WORK REQUIRED: All of the data should be output character for character, except the pictures.

[Plotting code records]
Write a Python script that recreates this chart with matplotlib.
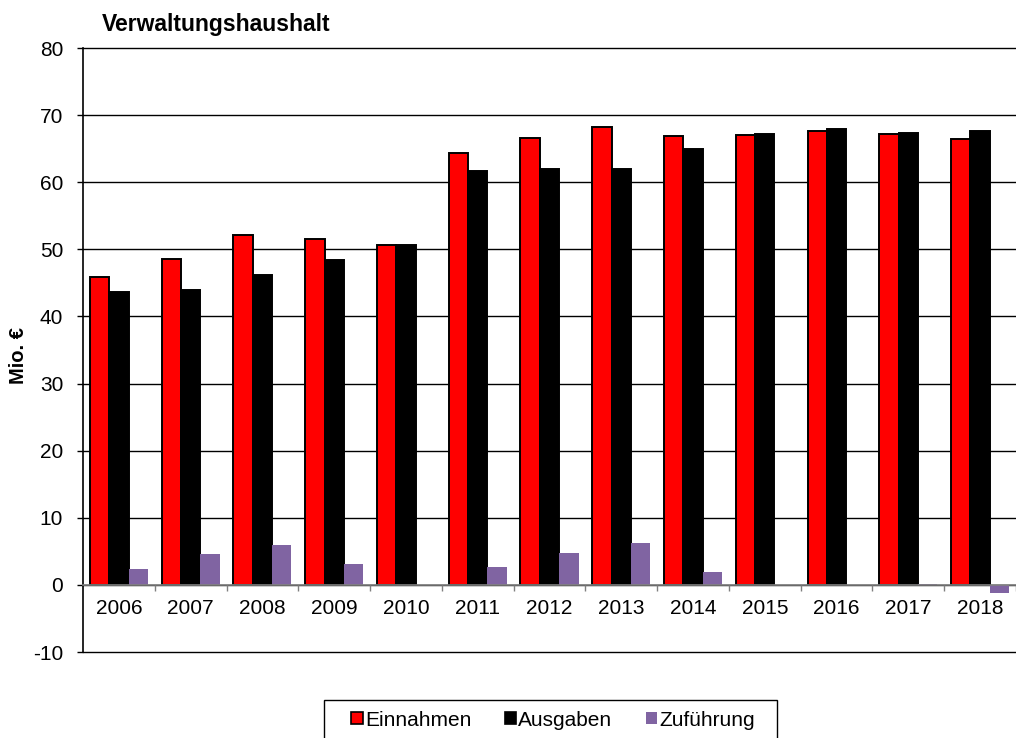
import matplotlib
matplotlib.use("Agg")
import matplotlib.pyplot as plt
from matplotlib.patches import Rectangle
import numpy as np

years = ["2006", "2007", "2008", "2009", "2010", "2011", "2012",
         "2013", "2014", "2015", "2016", "2017", "2018"]
einnahmen = [45.9, 48.5, 52.1, 51.5, 50.7, 64.4, 66.6, 68.2, 66.9, 67.1, 67.7, 67.2, 66.4]
ausgaben = [43.6, 44.0, 46.2, 48.4, 50.7, 61.7, 61.9, 62.0, 65.0, 67.2, 67.9, 67.4, 67.7]
zufuehrung = [2.3, 4.6, 6.0, 3.1, 0.0, 2.6, 4.7, 6.2, 1.9, 0.0, 0.0, 0.1, -1.2]
series_names = ["Einnahmen", "Ausgaben", "Zuführung"]
yticks = [-10, 0, 10, 20, 30, 40, 50, 60, 70, 80]

plt.rcParams['font.family'] = ['Liberation Sans', 'DejaVu Sans']

W, H = 1016, 738
fig = plt.figure(figsize=(W / 100, H / 100), dpi=100)
left, right, top, bottom = 83, 1016, 48, 652
ax = fig.add_axes([left / W, 1 - bottom / H, (right - left) / W, (bottom - top) / H])

x = np.arange(len(years))
bw = 0.27
ax.set_axisbelow(True)
b1 = ax.bar(x - bw, einnahmen, bw, color="#FF0000", edgecolor="black", linewidth=1.4, label=series_names[0])
b2 = ax.bar(x, ausgaben, bw, color="#000000", edgecolor="black", linewidth=1.4, label=series_names[1])
b3 = ax.bar(x + bw, zufuehrung, bw, color="#8064A2", edgecolor="none", linewidth=0, label=series_names[2])

ax.set_ylim(-10, 80)
cat_px = 72.1
ax.set_xlim(-0.5, -0.5 + (right - left) / cat_px)

ax.set_yticks(yticks)
ax.set_yticklabels([str(v) for v in yticks], fontsize=15)
for v in yticks:
    ax.axhline(v, color="black", lw=1.0, zorder=0.5, clip_on=False)

ax.spines['top'].set_visible(False)
ax.spines['right'].set_visible(False)
ax.spines['left'].set_color('black')
ax.spines['left'].set_linewidth(1.2)
ax.spines['bottom'].set_position(('data', 0))
ax.spines['bottom'].set_color('#808080')
ax.spines['bottom'].set_linewidth(1.2)
ax.spines['bottom'].set_zorder(3)

ax.set_xticks(x)
ax.set_xticklabels(years, fontsize=15)
ax.set_xticks(np.arange(len(years)) + 0.5, minor=True)
ax.tick_params(axis='x', which='major', length=0, pad=10)
ax.tick_params(axis='x', which='minor', length=4, direction='out', color='#808080', width=1)
ax.tick_params(axis='y', which='major', length=4.3, direction='out', color='black', width=1, pad=10)

fig.text(19 / W, 1 - 355 / H, "Mio. €", rotation=90, fontsize=14.5, fontweight='bold',
         ha='center', va='center')
fig.text(102 / W, 1 - 24 / H, "Verwaltungshaushalt", fontsize=16.5, fontweight='bold',
         ha='left', va='center')

leg = fig.legend(handles=[b1, b2, b3], labels=series_names, loc='center',
                 bbox_to_anchor=(553 / W, 1 - 720 / H), ncol=3, fontsize=15,
                 frameon=False, handlelength=0.55, handleheight=0.55, handletextpad=0.1,
                 columnspacing=1.6, borderpad=0, borderaxespad=0)
for h in leg.legend_handles:
    h.set_linewidth(1.2)

frame = Rectangle((324 / W, -0.01), (777 - 324) / W, 0.01 + (738 - 700) / H,
                  transform=fig.transFigure, fill=False, edgecolor='black', lw=1.0,
                  clip_on=False)
fig.patches.append(frame)

fig.savefig("out.png", dpi=100)
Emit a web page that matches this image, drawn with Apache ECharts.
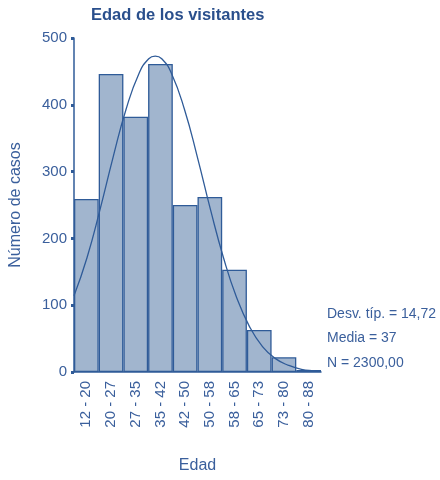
<!DOCTYPE html>
<html>
<head>
<meta charset="utf-8">
<script src="https://cdn.jsdelivr.net/npm/echarts@6/dist/echarts.min.js"></script>
<style>
  html, body { margin: 0; padding: 0; background: #fff; }
  #chart { width: 440px; height: 480px; }
</style>
</head>
<body>
<div id="chart"></div>
<script>
// intervalos de edad y número de casos
var categories = ['12 - 20', '20 - 27', '27 - 35', '35 - 42', '42 - 50', '50 - 58', '58 - 65', '65 - 73', '73 - 80', '80 - 88']
var casos = [259, 446, 382, 461, 250, 262, 153, 63, 22, 3]
// curva normal (edad, casos)
var curvaEdad = [12, 16, 20, 24, 28, 32, 35, 37, 39, 42, 46, 50, 54, 58, 62, 66, 70, 74, 78, 82, 86, 88]
var curvaCasos = [114, 171, 243, 321, 393, 447, 469, 473, 469, 447, 393, 321, 243, 171, 112, 68, 38, 20, 10, 4, 2, 1]
var yTicks = [0, 100, 200, 300, 400, 500]
var stats = ['Desv. típ. = 14,72', 'Media = 37', 'N = 2300,00']

var azul = '#2f5b98'
var texto = '#3a5f9c'

var chart = echarts.init(document.getElementById('chart'))

chart.setOption({
    animation: false,
    textStyle: { fontFamily: 'Liberation Sans, Arial, sans-serif' },
    title: {
        text: 'Edad de los visitantes',
        left: 86,
        top: 2,
        textStyle: { color: '#2a4f8c', fontSize: 16.5, fontWeight: 'bold' }
    },
    graphic: stats.map(function(s, i) {
        return {
            type: 'text',
            left: 327,
            top: 307 + i * 24.5,
            style: { text: s, fill: texto, fontSize: 14, fontFamily: 'Liberation Sans, Arial, sans-serif' }
        }
    }),
    grid: { left: 73, right: 119, top: 38, bottom: 108 },
    xAxis: [
        {
            type: 'category',
            data: categories,
            name: 'Edad',
            nameLocation: 'middle',
            nameGap: 86,
            nameTextStyle: { color: texto, fontSize: 16 },
            axisLine: { lineStyle: { color: azul, width: 1.5 } },
            axisTick: { alignWithLabel: true, length: 3, lineStyle: { color: azul, width: 3 } },
            axisLabel: { rotate: 90, color: texto, fontSize: 15, margin: 9, interval: 0 }
        },
        {
            type: 'value',
            min: 12,
            max: 88,
            show: false
        }
    ],
    yAxis: {
        type: 'value',
        min: 0,
        max: 500,
        interval: 100,
        name: 'Número de casos',
        nameLocation: 'middle',
        nameGap: 50,
        nameTextStyle: { color: texto, fontSize: 16 },
        splitLine: { show: false },
        axisLine: { show: true, lineStyle: { color: azul, width: 1.5 } },
        axisTick: { show: true, length: 3, lineStyle: { color: azul, width: 3 } },
        axisLabel: {
            color: texto,
            fontSize: 15,
            margin: 7,
            formatter: function(v) { return yTicks.indexOf(v) >= 0 ? v : '' }
        }
    },
    series: [
        {
            type: 'bar',
            data: casos,
            barCategoryGap: '0%',
            itemStyle: { color: '#a1b5ce', borderColor: azul, borderWidth: 1.3 }
        },
        {
            type: 'line',
            xAxisIndex: 1,
            data: curvaEdad.map(function(e, i) { return [e, curvaCasos[i]] }),
            smooth: true,
            symbol: 'none',
            lineStyle: { color: azul, width: 1.3 }
        }
    ]
})
</script>
</body>
</html>
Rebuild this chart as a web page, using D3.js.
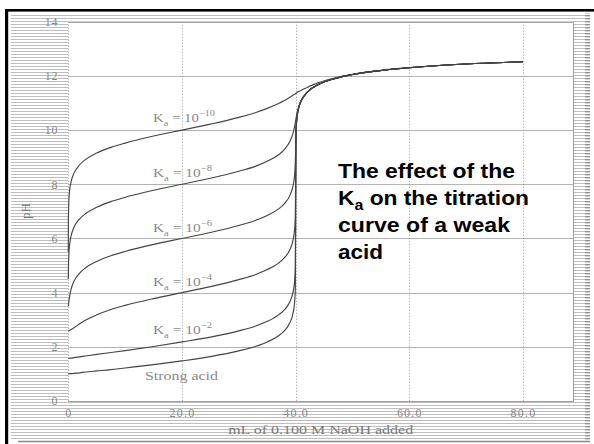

ANSWER TO THIS PROBLEM:
Write a Python script that recreates this chart with matplotlib.
import matplotlib
matplotlib.use("Agg")
import matplotlib.pyplot as plt
from matplotlib.patches import Rectangle
import numpy as np

years = ["2006", "2007", "2008", "2009", "2010", "2011", "2012",
         "2013", "2014", "2015", "2016", "2017", "2018"]
einnahmen = [45.9, 48.5, 52.1, 51.5, 50.7, 64.4, 66.6, 68.2, 66.9, 67.1, 67.7, 67.2, 66.4]
ausgaben = [43.6, 44.0, 46.2, 48.4, 50.7, 61.7, 61.9, 62.0, 65.0, 67.2, 67.9, 67.4, 67.7]
zufuehrung = [2.3, 4.6, 6.0, 3.1, 0.0, 2.6, 4.7, 6.2, 1.9, 0.0, 0.0, 0.1, -1.2]
series_names = ["Einnahmen", "Ausgaben", "Zuführung"]
yticks = [-10, 0, 10, 20, 30, 40, 50, 60, 70, 80]

plt.rcParams['font.family'] = ['Liberation Sans', 'DejaVu Sans']

W, H = 1016, 738
fig = plt.figure(figsize=(W / 100, H / 100), dpi=100)
left, right, top, bottom = 83, 1016, 48, 652
ax = fig.add_axes([left / W, 1 - bottom / H, (right - left) / W, (bottom - top) / H])

x = np.arange(len(years))
bw = 0.27
ax.set_axisbelow(True)
b1 = ax.bar(x - bw, einnahmen, bw, color="#FF0000", edgecolor="black", linewidth=1.4, label=series_names[0])
b2 = ax.bar(x, ausgaben, bw, color="#000000", edgecolor="black", linewidth=1.4, label=series_names[1])
b3 = ax.bar(x + bw, zufuehrung, bw, color="#8064A2", edgecolor="none", linewidth=0, label=series_names[2])

ax.set_ylim(-10, 80)
cat_px = 72.1
ax.set_xlim(-0.5, -0.5 + (right - left) / cat_px)

ax.set_yticks(yticks)
ax.set_yticklabels([str(v) for v in yticks], fontsize=15)
for v in yticks:
    ax.axhline(v, color="black", lw=1.0, zorder=0.5, clip_on=False)

ax.spines['top'].set_visible(False)
ax.spines['right'].set_visible(False)
ax.spines['left'].set_color('black')
ax.spines['left'].set_linewidth(1.2)
ax.spines['bottom'].set_position(('data', 0))
ax.spines['bottom'].set_color('#808080')
ax.spines['bottom'].set_linewidth(1.2)
ax.spines['bottom'].set_zorder(3)

ax.set_xticks(x)
ax.set_xticklabels(years, fontsize=15)
ax.set_xticks(np.arange(len(years)) + 0.5, minor=True)
ax.tick_params(axis='x', which='major', length=0, pad=10)
ax.tick_params(axis='x', which='minor', length=4, direction='out', color='#808080', width=1)
ax.tick_params(axis='y', which='major', length=4.3, direction='out', color='black', width=1, pad=10)

fig.text(19 / W, 1 - 355 / H, "Mio. €", rotation=90, fontsize=14.5, fontweight='bold',
         ha='center', va='center')
fig.text(102 / W, 1 - 24 / H, "Verwaltungshaushalt", fontsize=16.5, fontweight='bold',
         ha='left', va='center')

leg = fig.legend(handles=[b1, b2, b3], labels=series_names, loc='center',
                 bbox_to_anchor=(553 / W, 1 - 720 / H), ncol=3, fontsize=15,
                 frameon=False, handlelength=0.55, handleheight=0.55, handletextpad=0.1,
                 columnspacing=1.6, borderpad=0, borderaxespad=0)
for h in leg.legend_handles:
    h.set_linewidth(1.2)

frame = Rectangle((324 / W, -0.01), (777 - 324) / W, 0.01 + (738 - 700) / H,
                  transform=fig.transFigure, fill=False, edgecolor='black', lw=1.0,
                  clip_on=False)
fig.patches.append(frame)

fig.savefig("out.png", dpi=100)
Emit a web page that matches this image, drawn with Apache ECharts.
<!DOCTYPE html>
<html>
<head>
<meta charset="utf-8">
<script src="https://cdn.jsdelivr.net/npm/echarts@6/dist/echarts.min.js"></script>
<style>
  html, body { margin: 0; padding: 0; background: #fff; }
  #chart { width: 440px; height: 480px; }
</style>
</head>
<body>
<div id="chart"></div>
<script>
// intervalos de edad y número de casos
var categories = ['12 - 20', '20 - 27', '27 - 35', '35 - 42', '42 - 50', '50 - 58', '58 - 65', '65 - 73', '73 - 80', '80 - 88']
var casos = [259, 446, 382, 461, 250, 262, 153, 63, 22, 3]
// curva normal (edad, casos)
var curvaEdad = [12, 16, 20, 24, 28, 32, 35, 37, 39, 42, 46, 50, 54, 58, 62, 66, 70, 74, 78, 82, 86, 88]
var curvaCasos = [114, 171, 243, 321, 393, 447, 469, 473, 469, 447, 393, 321, 243, 171, 112, 68, 38, 20, 10, 4, 2, 1]
var yTicks = [0, 100, 200, 300, 400, 500]
var stats = ['Desv. típ. = 14,72', 'Media = 37', 'N = 2300,00']

var azul = '#2f5b98'
var texto = '#3a5f9c'

var chart = echarts.init(document.getElementById('chart'))

chart.setOption({
    animation: false,
    textStyle: { fontFamily: 'Liberation Sans, Arial, sans-serif' },
    title: {
        text: 'Edad de los visitantes',
        left: 86,
        top: 2,
        textStyle: { color: '#2a4f8c', fontSize: 16.5, fontWeight: 'bold' }
    },
    graphic: stats.map(function(s, i) {
        return {
            type: 'text',
            left: 327,
            top: 307 + i * 24.5,
            style: { text: s, fill: texto, fontSize: 14, fontFamily: 'Liberation Sans, Arial, sans-serif' }
        }
    }),
    grid: { left: 73, right: 119, top: 38, bottom: 108 },
    xAxis: [
        {
            type: 'category',
            data: categories,
            name: 'Edad',
            nameLocation: 'middle',
            nameGap: 86,
            nameTextStyle: { color: texto, fontSize: 16 },
            axisLine: { lineStyle: { color: azul, width: 1.5 } },
            axisTick: { alignWithLabel: true, length: 3, lineStyle: { color: azul, width: 3 } },
            axisLabel: { rotate: 90, color: texto, fontSize: 15, margin: 9, interval: 0 }
        },
        {
            type: 'value',
            min: 12,
            max: 88,
            show: false
        }
    ],
    yAxis: {
        type: 'value',
        min: 0,
        max: 500,
        interval: 100,
        name: 'Número de casos',
        nameLocation: 'middle',
        nameGap: 50,
        nameTextStyle: { color: texto, fontSize: 16 },
        splitLine: { show: false },
        axisLine: { show: true, lineStyle: { color: azul, width: 1.5 } },
        axisTick: { show: true, length: 3, lineStyle: { color: azul, width: 3 } },
        axisLabel: {
            color: texto,
            fontSize: 15,
            margin: 7,
            formatter: function(v) { return yTicks.indexOf(v) >= 0 ? v : '' }
        }
    },
    series: [
        {
            type: 'bar',
            data: casos,
            barCategoryGap: '0%',
            itemStyle: { color: '#a1b5ce', borderColor: azul, borderWidth: 1.3 }
        },
        {
            type: 'line',
            xAxisIndex: 1,
            data: curvaEdad.map(function(e, i) { return [e, curvaCasos[i]] }),
            smooth: true,
            symbol: 'none',
            lineStyle: { color: azul, width: 1.3 }
        }
    ]
})
</script>
</body>
</html>
Rebuild this chart as a web page, using D3.js.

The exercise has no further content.